Few others in cabinet or in the business community have jumped on board the Albo Express, despite the compelling savings. Few others understand and advocate the fundamental importance of a more efficient transportation system in a country like Australia.

The faster rate of road freight charges reflects the higher degree of energy intensity compared with rail. Ian MacGowan, a senior industry analyst with IBISWorld, a consulting firm, says rail uses one-third the amount of fuel compared with road for each tonne that it transports.

MacGowan says the industry is subjected to "significant market power" by the major players like Linfox and Toll. While the big four companies directly control less than 10 per cent of all freight movements, they exercise far greater control through sub-contracting.

One of the many perverse outcomes of the mining boom is that it is increasing the cost of doing business across the economy, and food producers have been hit hard as they compete directly with miners for access to the cheaper rail network.
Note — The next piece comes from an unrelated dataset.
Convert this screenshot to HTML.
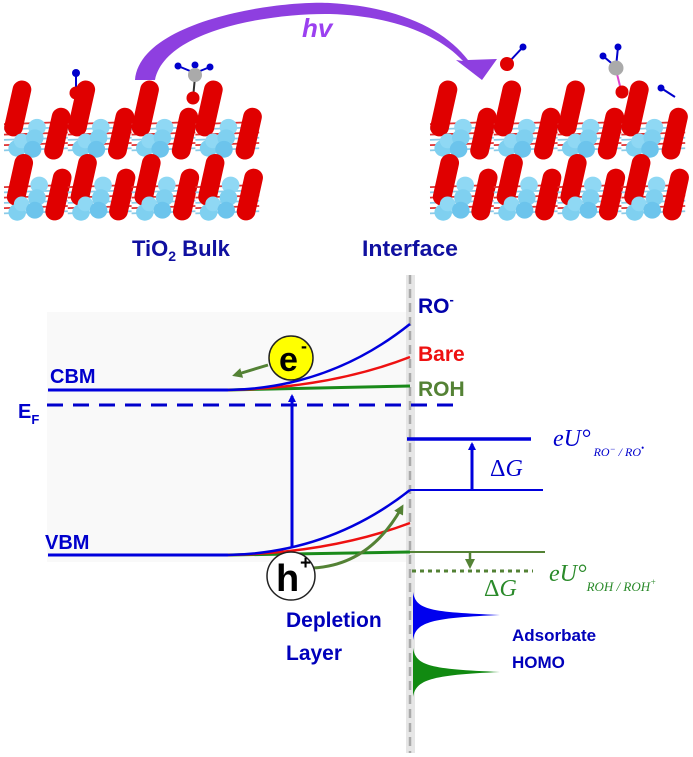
<!DOCTYPE html>
<html><head><meta charset="utf-8"><style>
html,body{margin:0;padding:0;background:#fff}
svg{display:block}
.b{font-family:"Liberation Sans",sans-serif;font-weight:bold}
.s{font-family:"Liberation Serif",serif}
</style></head><body>
<svg width="693" height="757" viewBox="0 0 693 757" xmlns="http://www.w3.org/2000/svg">
<defs>
<marker id="ab" markerWidth="8" markerHeight="8" refX="6" refY="4" orient="auto" markerUnits="userSpaceOnUse"><path d="M0,0 L8,4 L0,8z" fill="#0000dd"/></marker>
<marker id="ag" markerWidth="10" markerHeight="10" refX="7" refY="5" orient="auto" markerUnits="userSpaceOnUse"><path d="M0,0 L10,5 L0,10z" fill="#548235"/></marker>
<g id="cell">
  <g stroke-width="1.6">
    <line x1="0" y1="42" x2="58" y2="40" stroke="#e03030"/><line x1="0" y1="47" x2="58" y2="45" stroke="#8ccbe8"/>
    <line x1="0" y1="52" x2="58" y2="50" stroke="#e03030"/><line x1="0" y1="57" x2="58" y2="55" stroke="#8ccbe8"/>
    <line x1="0" y1="62" x2="58" y2="60" stroke="#e03030"/><line x1="0" y1="67" x2="58" y2="65" stroke="#8ccbe8"/>
    <line x1="0" y1="102" x2="58" y2="100" stroke="#e03030"/><line x1="0" y1="107" x2="58" y2="105" stroke="#8ccbe8"/>
    <line x1="0" y1="112" x2="58" y2="110" stroke="#e03030"/><line x1="0" y1="117" x2="58" y2="115" stroke="#8ccbe8"/>
    <line x1="0" y1="122" x2="58" y2="120" stroke="#e03030"/><line x1="0" y1="127" x2="58" y2="125" stroke="#8ccbe8"/>
  </g>
  <rect x="4" y="0" width="17" height="54" rx="8.5" fill="#e00000" transform="rotate(12 12 27)"/>
  <circle cx="12" cy="65" r="8" fill="#7fd0f0"/><circle cx="16" cy="58" r="7" fill="#8fd8f4"/>
  <circle cx="30" cy="45" r="8" fill="#8fd8f4"/><circle cx="28" cy="55" r="8" fill="#7fd0f0"/><circle cx="26" cy="66" r="8" fill="#6cc4ec"/>
  <rect x="40" y="26" width="17" height="50" rx="8.5" fill="#e00000" transform="rotate(12 48 51)"/>
  <rect x="6" y="70" width="17" height="50" rx="8.5" fill="#e00000" transform="rotate(12 14 95)"/>
  <circle cx="12" cy="126" r="8" fill="#7fd0f0"/><circle cx="16" cy="118" r="7" fill="#8fd8f4"/>
  <circle cx="32" cy="100" r="8" fill="#8fd8f4"/><circle cx="30" cy="112" r="8" fill="#7fd0f0"/><circle cx="28" cy="124" r="8" fill="#6cc4ec"/>
  <rect x="41" y="84" width="17" height="50" rx="8.5" fill="#e00000" transform="rotate(12 49 109)"/>
</g>
</defs>

<!-- crystals -->
<g transform="translate(4,80) scale(1.1,1.05)"><use href="#cell"/><use href="#cell" x="58"/><use href="#cell" x="116"/><use href="#cell" x="174"/></g>
<g transform="translate(430,80) scale(1.1,1.05)"><use href="#cell"/><use href="#cell" x="58"/><use href="#cell" x="116"/><use href="#cell" x="174"/></g>
<!-- adsorbates left -->
<line x1="76" y1="74" x2="76" y2="93" stroke="#0000cc" stroke-width="2"/><circle cx="76" cy="73" r="4" fill="#0000cc"/><circle cx="76" cy="93" r="6.5" fill="#e00000"/>
<line x1="195" y1="77" x2="193" y2="98" stroke="#333" stroke-width="2"/>
<line x1="195" y1="73" x2="178" y2="66" stroke="#0000cc" stroke-width="2"/><line x1="195" y1="73" x2="195" y2="65" stroke="#0000cc" stroke-width="2"/><line x1="195" y1="73" x2="210" y2="67" stroke="#0000cc" stroke-width="2"/>
<circle cx="178" cy="66" r="3.5" fill="#0000cc"/><circle cx="195" cy="65" r="3.5" fill="#0000cc"/><circle cx="210" cy="67" r="3.5" fill="#0000cc"/>
<circle cx="195" cy="75" r="7" fill="#aaa"/><circle cx="193" cy="98" r="6.5" fill="#e00000"/>
<!-- adsorbates right -->
<line x1="509" y1="62" x2="523" y2="47" stroke="#0000cc" stroke-width="2"/><circle cx="523" cy="47" r="3.5" fill="#0000cc"/><circle cx="507" cy="64" r="7" fill="#e00000"/>
<line x1="616" y1="70" x2="621" y2="90" stroke="#dd44cc" stroke-width="2"/>
<line x1="616" y1="67" x2="603" y2="56" stroke="#0000cc" stroke-width="2"/><line x1="616" y1="67" x2="618" y2="47" stroke="#0000cc" stroke-width="2"/>
<circle cx="603" cy="56" r="3.5" fill="#0000cc"/><circle cx="618" cy="47" r="3.5" fill="#0000cc"/>
<circle cx="616" cy="68" r="7.5" fill="#aaa"/><circle cx="622" cy="92" r="6.5" fill="#e00000"/>
<line x1="661" y1="88" x2="675" y2="97" stroke="#0000cc" stroke-width="2"/><circle cx="661" cy="88" r="3.5" fill="#0000cc"/>
<!-- hv arrow -->
<path d="M135,80 C140,20 280,0 330,3 C400,7 445,30 468,60 L497,59 L482,80 L456,60 L463,61 C440,36 395,16 330,14 C270,13 165,30 155,80 Z" fill="#8e3fe0"/>
<text x="302" y="37" font-family="Liberation Sans,sans-serif" font-weight="bold" font-style="italic" font-size="26" fill="#9b40f0">hv</text>
<text x="132" y="256" class="b" font-size="22" fill="#1010a0">TiO<tspan font-size="14" dy="5">2</tspan><tspan dy="-5"> Bulk</tspan></text>
<text x="362" y="256" class="b" font-size="22" fill="#1010a0" textLength="96" lengthAdjust="spacingAndGlyphs">Interface</text>

<!-- band diagram -->
<rect x="47" y="312" width="363" height="250" fill="#f9f9f9"/>
<rect x="406" y="275" width="9" height="478" fill="#e6e6e6"/>
<line x1="410" y1="275" x2="410" y2="753" stroke="#aaa" stroke-width="2.5" stroke-dasharray="9,5"/>

<line x1="48" y1="390" x2="228" y2="390" stroke="#0000dd" stroke-width="3"/>
<path d="M228,390 L410,386" stroke="#1a8a1a" stroke-width="3" fill="none"/>
<path d="M228,390 Q330,388 410,357" stroke="#ee1111" stroke-width="2.5" fill="none"/>
<path d="M228,390 Q330,388 410,324" stroke="#0000dd" stroke-width="2.5" fill="none"/>
<text x="50" y="383" class="b" font-size="20" fill="#0000cc">CBM</text>
<line x1="47" y1="405" x2="458" y2="405" stroke="#0000cc" stroke-width="3" stroke-dasharray="16,10"/>
<text x="18" y="418" class="b" font-size="20" fill="#0000cc">E<tspan font-size="13" dy="6">F</tspan></text>

<line x1="48" y1="555" x2="228" y2="555" stroke="#0000dd" stroke-width="3"/>
<path d="M228,555 L410,552" stroke="#1a8a1a" stroke-width="3" fill="none"/>
<path d="M228,555 Q330,553 410,523" stroke="#ee1111" stroke-width="2.5" fill="none"/>
<path d="M228,555 Q330,553 410,490" stroke="#0000dd" stroke-width="2.5" fill="none"/>
<text x="45" y="549" class="b" font-size="20" fill="#0000cc">VBM</text>

<line x1="292" y1="548" x2="292" y2="396" stroke="#0000dd" stroke-width="3" marker-end="url(#ab)"/>
<line x1="268" y1="365" x2="235" y2="375" stroke="#548235" stroke-width="3" marker-end="url(#ag)"/>
<circle cx="291" cy="358" r="22" fill="#ffff00" stroke="#222" stroke-width="1.5"/>
<text x="279" y="371" class="b" font-size="34" fill="#000">e</text><text x="301" y="352" class="b" font-size="18">-</text>
<path d="M313,568 Q370,565 402,507" stroke="#548235" stroke-width="3" fill="none" marker-end="url(#ag)"/>
<circle cx="291" cy="576" r="24" fill="#fff" stroke="#222" stroke-width="1.5"/>
<text x="276" y="591" class="b" font-size="38" fill="#000">h</text><text x="300" y="569" class="b" font-size="19">+</text>
<text x="286" y="627" class="b" font-size="21" fill="#0000bb">Depletion</text>
<text x="286" y="660" class="b" font-size="21" fill="#0000bb">Layer</text>

<text x="418" y="313" class="b" font-size="21" fill="#0000aa">RO<tspan font-size="13" dy="-9">-</tspan></text>
<text x="418" y="361" class="b" font-size="21" fill="#ee1111">Bare</text>
<text x="418" y="396" class="b" font-size="21" fill="#548235">ROH</text>

<line x1="407" y1="439" x2="531" y2="439" stroke="#0000dd" stroke-width="3.5"/>
<line x1="410" y1="490" x2="543" y2="490" stroke="#0000dd" stroke-width="2"/>
<line x1="472" y1="490" x2="472" y2="444" stroke="#0000dd" stroke-width="3" marker-end="url(#ab)"/>
<text x="490" y="476" class="s" font-size="24" fill="#0000cc">Δ<tspan font-style="italic">G</tspan></text>
<text x="553" y="446" class="s" font-style="italic" font-size="24" fill="#0000cc">eU°<tspan font-size="12" dy="10"> RO<tspan dy="-4" font-size="9">−</tspan><tspan dy="4"> / RO</tspan><tspan dy="-5" font-size="9">•</tspan></tspan></text>

<line x1="410" y1="552" x2="545" y2="552" stroke="#548235" stroke-width="2"/>
<line x1="470" y1="552" x2="470" y2="566" stroke="#548235" stroke-width="2.5" marker-end="url(#ag)"/>
<line x1="412" y1="571" x2="533" y2="571" stroke="#548235" stroke-width="3" stroke-dasharray="4,4"/>
<text x="484" y="596" class="s" font-size="24" fill="#2a8a2a">Δ<tspan font-style="italic">G</tspan></text>
<text x="549" y="581" class="s" font-style="italic" font-size="24" fill="#2a8a2a">eU°<tspan font-size="13" dy="10">ROH / ROH<tspan font-size="9" dy="-6">+</tspan></tspan></text>

<path d="M413,592 C416,610 430,612 500,615 C430,618 416,622 413,640 Z" fill="#0000ee"/>
<path d="M413,648 C416,666 430,669 500,672 C430,675 416,680 413,697 Z" fill="#118a11"/>
<text x="512" y="641" class="b" font-size="17" fill="#0000bb">Adsorbate</text>
<text x="512" y="668" class="b" font-size="17" fill="#0000bb">HOMO</text>
</svg>
</body></html>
Even though agriculture underpinned the building of railways in Australia, the mining companies are squeezing out this industry because they can offer regular demand.

Farmers on the Darling Downs and in the Bowen Basin in Queensland are paying more to ship their grain by road because the mining companies now monopolise the rail network. Agforce president Wayne Newton, a grain farmer from Dalby, believes that up to 70 per cent of all grain produced in Queensland has now been forced on to the road.

Without government and business giving greater emphasis to making our national transport network more efficient, all Australians will pay even more for their daily loaf of bread, and just about every other consumer item.